## Dataset content
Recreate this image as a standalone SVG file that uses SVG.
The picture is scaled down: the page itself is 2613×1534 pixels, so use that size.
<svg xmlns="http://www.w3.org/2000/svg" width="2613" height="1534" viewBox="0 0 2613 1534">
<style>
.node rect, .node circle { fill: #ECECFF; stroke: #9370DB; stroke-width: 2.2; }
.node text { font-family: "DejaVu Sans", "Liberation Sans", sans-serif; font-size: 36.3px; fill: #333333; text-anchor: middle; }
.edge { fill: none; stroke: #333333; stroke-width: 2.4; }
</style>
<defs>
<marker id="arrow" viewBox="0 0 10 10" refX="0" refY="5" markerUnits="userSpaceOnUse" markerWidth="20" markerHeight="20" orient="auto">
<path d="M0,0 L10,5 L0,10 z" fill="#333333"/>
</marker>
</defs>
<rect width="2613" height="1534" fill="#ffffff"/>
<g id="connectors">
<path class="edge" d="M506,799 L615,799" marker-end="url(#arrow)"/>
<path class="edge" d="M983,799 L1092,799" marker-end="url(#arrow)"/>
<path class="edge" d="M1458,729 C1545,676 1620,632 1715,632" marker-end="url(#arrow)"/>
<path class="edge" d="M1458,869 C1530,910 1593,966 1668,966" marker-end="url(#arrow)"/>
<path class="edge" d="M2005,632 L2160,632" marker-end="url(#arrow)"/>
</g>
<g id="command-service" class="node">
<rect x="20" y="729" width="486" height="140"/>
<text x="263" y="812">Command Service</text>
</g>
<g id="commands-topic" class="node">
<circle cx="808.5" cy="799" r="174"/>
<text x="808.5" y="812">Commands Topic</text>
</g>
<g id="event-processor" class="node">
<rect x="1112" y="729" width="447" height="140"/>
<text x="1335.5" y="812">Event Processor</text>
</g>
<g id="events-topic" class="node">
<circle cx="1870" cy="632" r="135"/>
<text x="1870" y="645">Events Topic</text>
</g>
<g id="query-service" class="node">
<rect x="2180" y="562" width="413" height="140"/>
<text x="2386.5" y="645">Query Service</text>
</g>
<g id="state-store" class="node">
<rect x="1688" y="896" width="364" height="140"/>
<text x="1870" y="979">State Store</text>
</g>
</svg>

## Brief
Return exactly, and only, the line containing "The picture is" and every line after it through the end of the material.

## Complete answer
The picture is scaled down: the page itself is 2613×1534 pixels, so use that size.
<svg xmlns="http://www.w3.org/2000/svg" width="2613" height="1534" viewBox="0 0 2613 1534">
<style>
.node rect, .node circle { fill: #ECECFF; stroke: #9370DB; stroke-width: 2.2; }
.node text { font-family: "DejaVu Sans", "Liberation Sans", sans-serif; font-size: 36.3px; fill: #333333; text-anchor: middle; }
.edge { fill: none; stroke: #333333; stroke-width: 2.4; }
</style>
<defs>
<marker id="arrow" viewBox="0 0 10 10" refX="0" refY="5" markerUnits="userSpaceOnUse" markerWidth="20" markerHeight="20" orient="auto">
<path d="M0,0 L10,5 L0,10 z" fill="#333333"/>
</marker>
</defs>
<rect width="2613" height="1534" fill="#ffffff"/>
<g id="connectors">
<path class="edge" d="M506,799 L615,799" marker-end="url(#arrow)"/>
<path class="edge" d="M983,799 L1092,799" marker-end="url(#arrow)"/>
<path class="edge" d="M1458,729 C1545,676 1620,632 1715,632" marker-end="url(#arrow)"/>
<path class="edge" d="M1458,869 C1530,910 1593,966 1668,966" marker-end="url(#arrow)"/>
<path class="edge" d="M2005,632 L2160,632" marker-end="url(#arrow)"/>
</g>
<g id="command-service" class="node">
<rect x="20" y="729" width="486" height="140"/>
<text x="263" y="812">Command Service</text>
</g>
<g id="commands-topic" class="node">
<circle cx="808.5" cy="799" r="174"/>
<text x="808.5" y="812">Commands Topic</text>
</g>
<g id="event-processor" class="node">
<rect x="1112" y="729" width="447" height="140"/>
<text x="1335.5" y="812">Event Processor</text>
</g>
<g id="events-topic" class="node">
<circle cx="1870" cy="632" r="135"/>
<text x="1870" y="645">Events Topic</text>
</g>
<g id="query-service" class="node">
<rect x="2180" y="562" width="413" height="140"/>
<text x="2386.5" y="645">Query Service</text>
</g>
<g id="state-store" class="node">
<rect x="1688" y="896" width="364" height="140"/>
<text x="1870" y="979">State Store</text>
</g>
</svg>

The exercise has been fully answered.